There are some confusing bits. For example:
#lang racket
(equal? (quote 1) 1) ;==> #t
(equal? (quote (quote 1)) (quote 1)) ;==> #f
This particular confusion, we can clarify or rationalize as "(quote
<NUMBER-LITERAL>)" being a very different thing than "(quote
<LIST-LITERAL>)". Which, as you said, could be seen as conflating.
Taking another look at the above quirk suggests "quote" having
simple-minded automagic to decide which of its multiple personalities
(number or list) is triggered:
(quote 1) ;==> 1
(quote (quote 1)) ;==> (quote (quote 1))
I don't know/recall how CL philosophizes about this. Emacs Lisp people
talked about syntax like numeric literals, "nil", and "t" being
``self-quoting.'' Scheme people tend talk about numeric literals being
``self-evaluating,'' but I don't see how that explains the quirk above.
If you can work out a clean formalism for the syntax/reader that avoids
quirks like these, yet still provides the list construction convenience
that permits non-list constants/self-evals elements without extra syntax
for quoting or unquoting them, I think that would be good.

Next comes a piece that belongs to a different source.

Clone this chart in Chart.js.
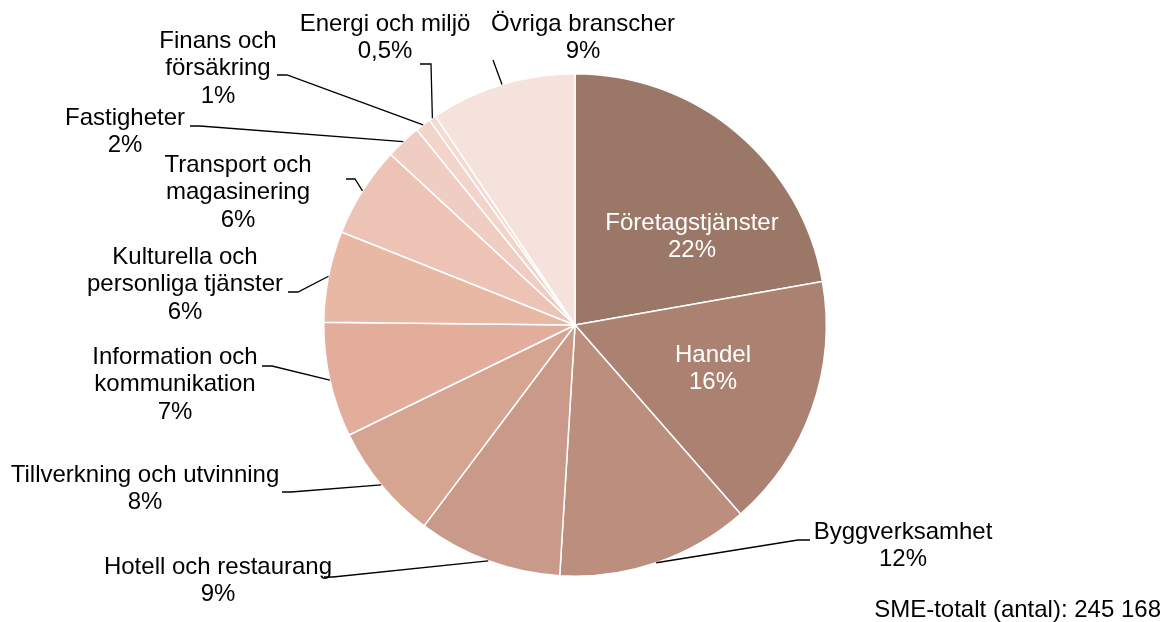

As long as you're banging around in there, if you can also replace the
names "unquote" and "unquote-splicing" (which I believe are hardly ever
used literally in application code) with names/syntax that don't stomp
on the space of names application code might want to use in, say, quoted
or quasiquoteed embedded SXML, that would be even better. :) I wish
that RnRS had gotten rid of these at the same time that it blessedly got
rid of "nil" and "t". What currently makes more sense to me in Racket
is to move to "#unquote" and "#unquote-splicing" (or "#," and "#,@"),
keeping the same "," and ",@" shorthand. I suspect that changing to
those would be backward-compatible for 99.9% existing code outside of
Racket internals. I could be overlooking some case that makes that
change a bad idea, of course.
Joe Marshall wrote at 01/26/2011 05:17 PM:
On Wed, Jan 26, 2011 at 8:02 AM, J. Ian Johnson <i...@ccs.neu.edu> wrote:
I have a historical question about quoted constants. Does anyone know why '1 =
1? My intuition is that this is an artifact of conflating quote with list
constructors. Is that indeed the case?
I doubt it. More likely it was when someone realized that if (quote 1) is not
the number 1, then everyone would be confused. What else would it be?